Saturday, November 2, 2013

LockMart SR-72

NASA SP-2001-4525
AvWeek has a nice marketing piece for Lockheed-Martin's Mach 6 ISR/strike concept based on Blackswift that they're calling SR-72. They have a nice set of graphics that compares the the new Mach 6-capable combined cycle engine to the old Mach 3 SR-71 cycle.

YF-12 Inlet Schematic
The SR-71 provides a nice historical example of design for high-temperature metallic structures. There is also a great deal of detail on the research NASA did on the YF-12 which includes quite a bit of declassified material on how the YF-12 family managed the inlet boundary layer and shock train across the wide range of Mach numbers at which it operated. One of the aircraft involved in that research program is at the museum so folks can go see it, and there is a virtual tour of the SR-71 cockpit available for those who can't make it to Dayton.

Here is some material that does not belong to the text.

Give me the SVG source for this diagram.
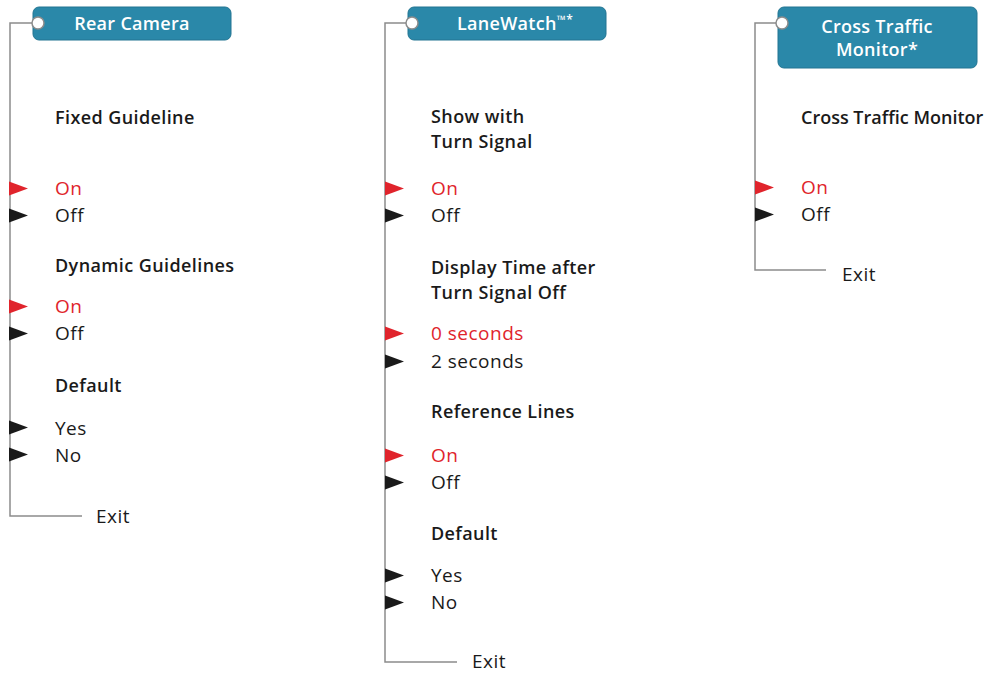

I thought this comment from one of the LM engineers was interesting:
It [the Blackswift conceptual design work] produced an aircraft configuration that could controllably take off, accelerate through subsonic, supersonic, transonic and hypersonic speeds. It was controllable and kept the pointy end forward.
We are not advocates of wave riders... You end up with a vehicle that is hard to take off and land, has little fuel volume and high transonic drag.
This is of course a response to their competitor who is quite a well-known advocate of wave-riders. A design technique recently demonstrated in small part (on a missile-like configuration which makes the "pointy end first" problem easier) with X-51.
LoFLYTE wind-tunnel model
The LoFlyte waverider wind-tunnel model sitting next to the YF-12 at the museum illustrates the classic waverider delta planform. In fact, this model was for low-speed handling / landing qualities testing.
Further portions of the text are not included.